Category Archives: Series

The Lonely Hearts Club Band

Finished The Lonely Hearts Club Band by Elizabeth Eulberg.

Summary (from Goodreads):

Love is all you need… or is it? Penny’s about to find out in this wonderful debut.

Penny is sick of boys and sick of dating. So she vows: no more. It’s a personal choice. . .and, of course, soon everyone wants to know about it. And a few other girls are inspired. A movement is born: The Lonely Hearts Club (named after the band from Sgt. Pepper). Penny is suddenly known for her nondating ways . . . which is too bad, because there’s this certain boy she can’t help but like. . . .”

This book is completely adorable.  I love the concept behind it, and I love the fact that Penny is a huge, HUGE fan of the Beatles.  (It really could’ve gone either way, given the fact that her parents loved them so much that her actual name is Penny Lane Bloom, and her parents insist on her being referred to as Penny Lane; her two older sisters are Lucy and Rita.  So it’s pretty fortunate that she loves the Beatles, because otherwise her life would be pretty wretched.)

And I love the fact that this book focuses so much on how important friendship is.  I know a lot of people who ditch their friends when they start dating, so it was good to see friends who put each other first.

I also enjoyed the fact that not all boys are portrayed as being evil (accidentally or on purpose) or in some way horrible.  (Many high school boys are, of course, but not everyone.)  There are a couple boys in here who are pretty fantastic (and a couple girls who are hideous).

If you’re looking for a fun, sweet, fast read that will make you smile, this is the book for you.

Hush Hush

Finished Hush Hush by Laura Lippman.  I received a copy from the publisher.

Summary (from Goodreads):

The award-winning New York Times bestselling author of After I’m Gone, The Most Dangerous Thing, I’d Know You Anywhere, and What the Dead Know brings back private detective Tess Monaghan, introduced in the classic Baltimore Blues, in an absorbing mystery that plunges the new parent into a disturbing case involving murder and a manipulative mother.

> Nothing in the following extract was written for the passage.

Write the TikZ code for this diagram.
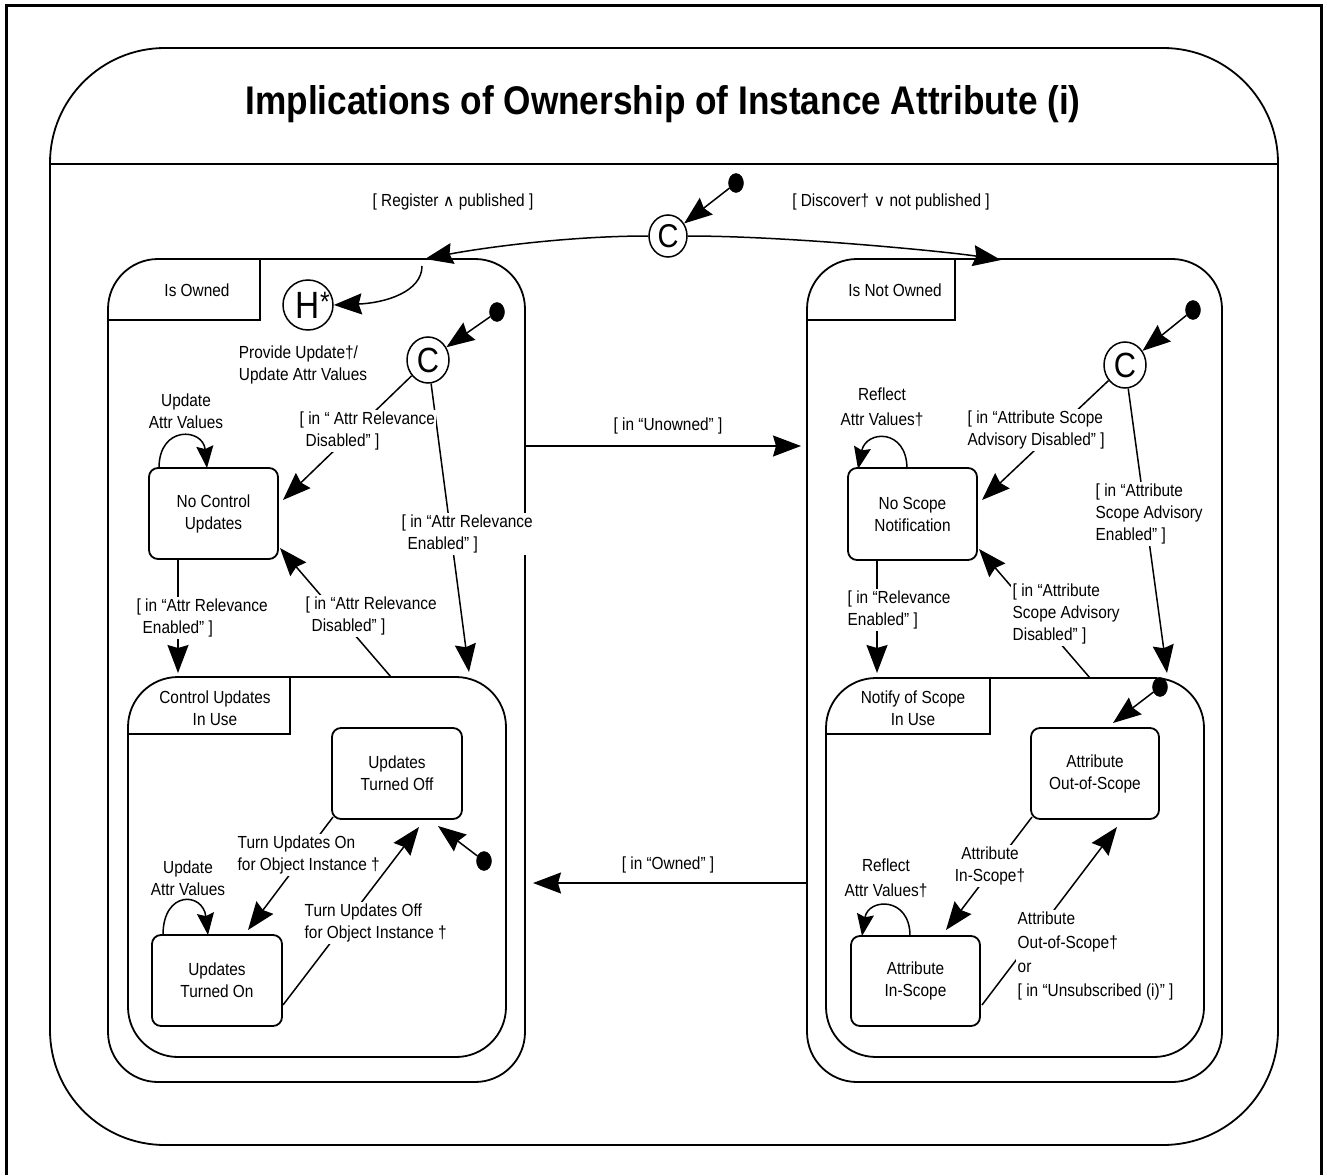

On a searing August day, Melisandre Harris Dawes committed the unthinkable: she left her two-month-old daughter locked in a car while she sat nearby on the shores of the Patapsco River. Melisandre was found not guilty by reason of criminal insanity, although there was much skepticism about her mental state. Freed, she left the country, her husband and her two surviving children, determined to start over.

But now Melisandre has returned Baltimore to meet with her estranged teenage daughters and wants to film the reunion for a documentary. The problem is, she relinquished custody and her ex, now remarried, isn’t sure he approves.

Now that’s she’s a mother herself–short on time, patience–Tess Monaghan wants nothing to do with a woman crazy enough to have killed her own child. But her mentor and close friend Tyner Gray, Melisandre’s lawyer, has asked Tess and her new partner, retired Baltimore P.D. homicide detective Sandy Sanchez, to assess Melisandre’s security needs.

As a former reporter and private investigator, Tess tries to understand why other people break the rules and the law. Yet the imperious Melisandre is something far different from anyone she’s encountered. A decade ago, a judge ruled that Melisandre was beyond rational thought. But was she? Tess tries to ignore the discomfort she feels around the confident, manipulative Melisandre. But that gets tricky after Melisandre becomes a prime suspect in a murder.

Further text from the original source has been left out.